Основание для увольнения было указано в моей трудовой книжке, выданной на следующий день — последний день работы в бюро: “Уволен за несоблюдение правил социалистической безопасности и потерю бдительности по отношению к иностранцам”. Из-за этой формулировки я не мог получить работу в другом конструкторском бюро, да и вообще где бы то ни было.
К счастью, месяцев через девять после моего увольнения я встретил своего одноклассника, который сделал успешную партийную карьеру. Его возмутило то, как несправедливо со мной поступили, и он устроил меня в конструкторское бюро одного из крупнейших московских предприятий. Меня взяли с испытательным сроком и постоянно за мной следили. Через три месяца мой одноклассник позвонил мне, чтобы сообщить, что мной довольны, и пожелать дальнейших успехов в работе. Скоро меня назначили руководителем группы конструкторов, а еще через три месяца — начальником конструкторского бюро».
Георгий не смог скрыть волнения: «Надеюсь, ты не держишь на меня зла за то, что я избегал тебя целых два года. Думаю, ты понимаешь, в какой сложной ситуации я оказался. Я очень хочу возобновить наши дружеские отношения». Разумеется, я заверил его, что все понимаю и что продолжаю считать его своим другом.

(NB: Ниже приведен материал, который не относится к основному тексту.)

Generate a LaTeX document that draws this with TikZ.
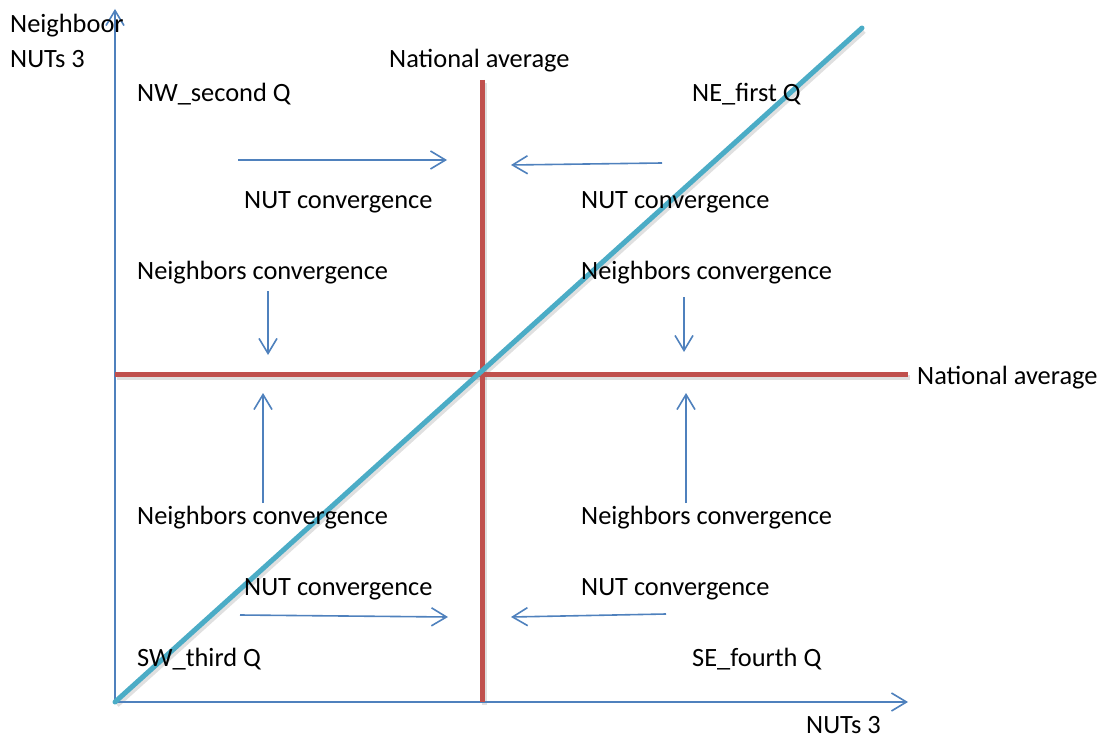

Георгий близко к сердцу воспринял известие о том, что я уезжаю из Советского Союза. Когда за две недели до моего отъезда он пришел попрощаться, было видно, как сильно он расстроен, ведь кроме меня ему не с кем было поговорить по душам. Не будет больше прогулок в парке — единственном месте, где мы могли свободно разговаривать, не опасаясь, что нас подслушивают. Ему остается только слиться с серой массой советских граждан, шагающих в ногу по команде своих вождей. Прощаясь, Георгий прошептал: «Как бы я хотел оказаться на твоем месте». Потом протянул руку и произнес: «Прощай, дорогой друг!»